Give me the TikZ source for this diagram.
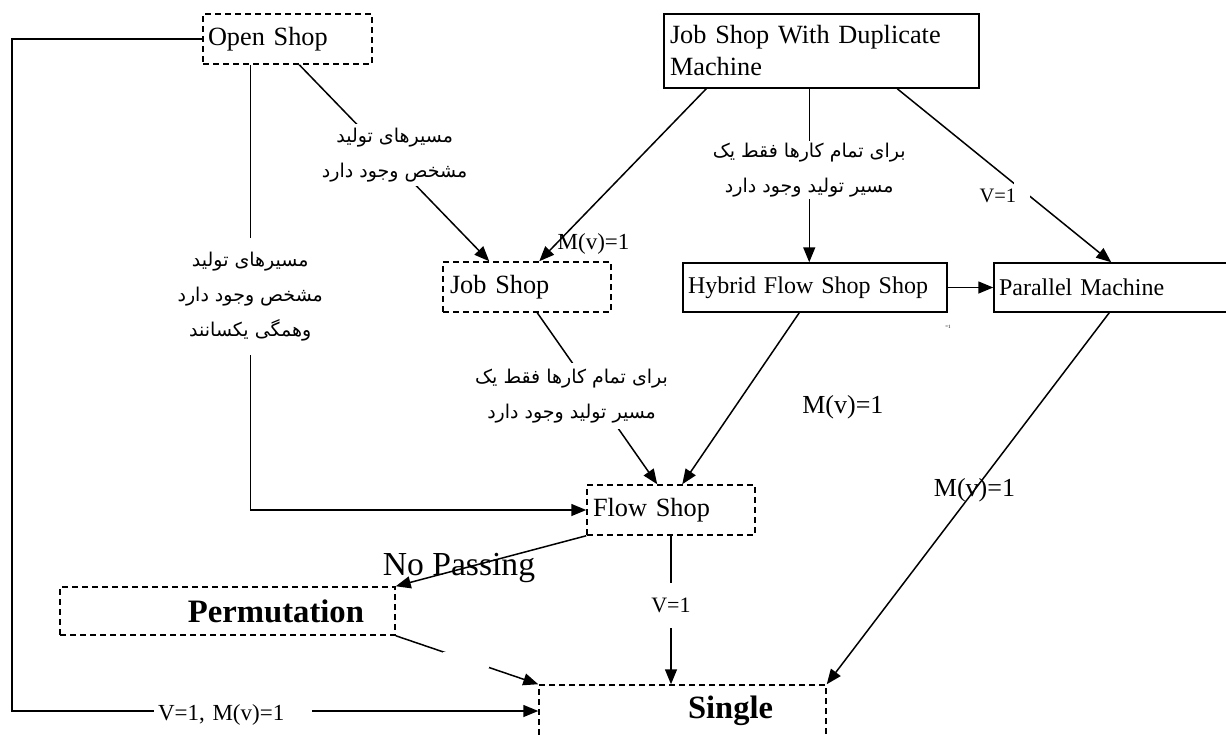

+ + + + + + +

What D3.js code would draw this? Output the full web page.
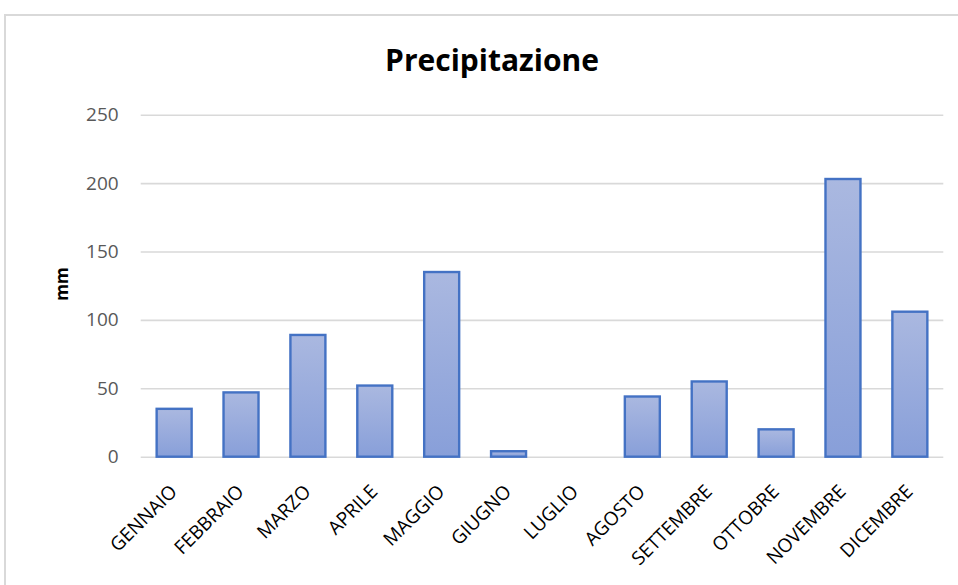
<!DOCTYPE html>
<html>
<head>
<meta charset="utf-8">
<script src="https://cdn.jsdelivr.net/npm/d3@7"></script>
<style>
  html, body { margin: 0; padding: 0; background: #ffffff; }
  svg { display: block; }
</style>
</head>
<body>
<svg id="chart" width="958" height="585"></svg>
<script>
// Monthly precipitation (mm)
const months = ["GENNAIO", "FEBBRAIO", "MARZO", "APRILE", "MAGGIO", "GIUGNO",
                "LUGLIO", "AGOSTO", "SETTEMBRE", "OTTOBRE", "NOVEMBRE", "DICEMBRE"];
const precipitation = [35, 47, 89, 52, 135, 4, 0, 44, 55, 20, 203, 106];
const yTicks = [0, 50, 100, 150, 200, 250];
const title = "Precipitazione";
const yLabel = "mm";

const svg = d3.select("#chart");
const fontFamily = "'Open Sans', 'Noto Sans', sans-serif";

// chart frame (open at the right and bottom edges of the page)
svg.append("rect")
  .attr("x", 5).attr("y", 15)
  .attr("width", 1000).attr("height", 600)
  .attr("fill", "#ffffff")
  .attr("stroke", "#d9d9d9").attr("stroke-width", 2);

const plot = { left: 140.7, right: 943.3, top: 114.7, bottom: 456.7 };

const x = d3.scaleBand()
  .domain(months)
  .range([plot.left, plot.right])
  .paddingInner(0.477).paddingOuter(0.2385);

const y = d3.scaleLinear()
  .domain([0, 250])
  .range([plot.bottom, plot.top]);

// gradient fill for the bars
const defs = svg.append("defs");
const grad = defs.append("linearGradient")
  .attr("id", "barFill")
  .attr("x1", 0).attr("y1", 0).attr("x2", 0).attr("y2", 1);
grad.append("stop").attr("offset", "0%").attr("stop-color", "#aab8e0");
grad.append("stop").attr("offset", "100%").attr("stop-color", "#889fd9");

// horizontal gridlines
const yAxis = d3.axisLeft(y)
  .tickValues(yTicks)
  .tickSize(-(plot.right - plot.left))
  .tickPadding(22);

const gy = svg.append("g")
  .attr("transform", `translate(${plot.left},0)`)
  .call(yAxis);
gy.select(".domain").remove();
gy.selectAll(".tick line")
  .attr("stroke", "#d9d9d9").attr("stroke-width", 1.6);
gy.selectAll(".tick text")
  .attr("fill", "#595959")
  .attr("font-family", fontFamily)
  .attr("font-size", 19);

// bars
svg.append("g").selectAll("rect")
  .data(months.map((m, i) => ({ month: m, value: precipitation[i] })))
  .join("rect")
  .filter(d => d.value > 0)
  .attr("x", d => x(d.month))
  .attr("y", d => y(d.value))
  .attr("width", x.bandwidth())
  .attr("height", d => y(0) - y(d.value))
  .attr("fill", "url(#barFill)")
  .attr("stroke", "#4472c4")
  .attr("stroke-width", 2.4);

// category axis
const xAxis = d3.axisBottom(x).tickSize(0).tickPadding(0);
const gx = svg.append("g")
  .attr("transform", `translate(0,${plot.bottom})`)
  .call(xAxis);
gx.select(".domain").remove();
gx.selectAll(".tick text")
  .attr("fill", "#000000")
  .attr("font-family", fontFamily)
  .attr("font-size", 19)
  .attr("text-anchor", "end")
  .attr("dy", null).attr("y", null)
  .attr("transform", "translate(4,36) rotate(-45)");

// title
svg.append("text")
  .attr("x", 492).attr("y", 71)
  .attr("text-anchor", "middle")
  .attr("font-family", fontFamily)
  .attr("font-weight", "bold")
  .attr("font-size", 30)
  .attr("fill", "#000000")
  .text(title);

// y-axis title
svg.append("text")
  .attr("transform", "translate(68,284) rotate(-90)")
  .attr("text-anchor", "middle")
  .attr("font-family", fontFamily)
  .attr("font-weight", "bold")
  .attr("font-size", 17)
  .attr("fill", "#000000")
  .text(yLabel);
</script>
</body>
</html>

+ + + + + + +

▸ **STATED PROBLEM**
Check each line above for the word "this", and copy the lines where it appears.

▸ **WRITTEN RESPONSE**
Give me the TikZ source for this diagram.
What D3.js code would draw this? Output the full web page.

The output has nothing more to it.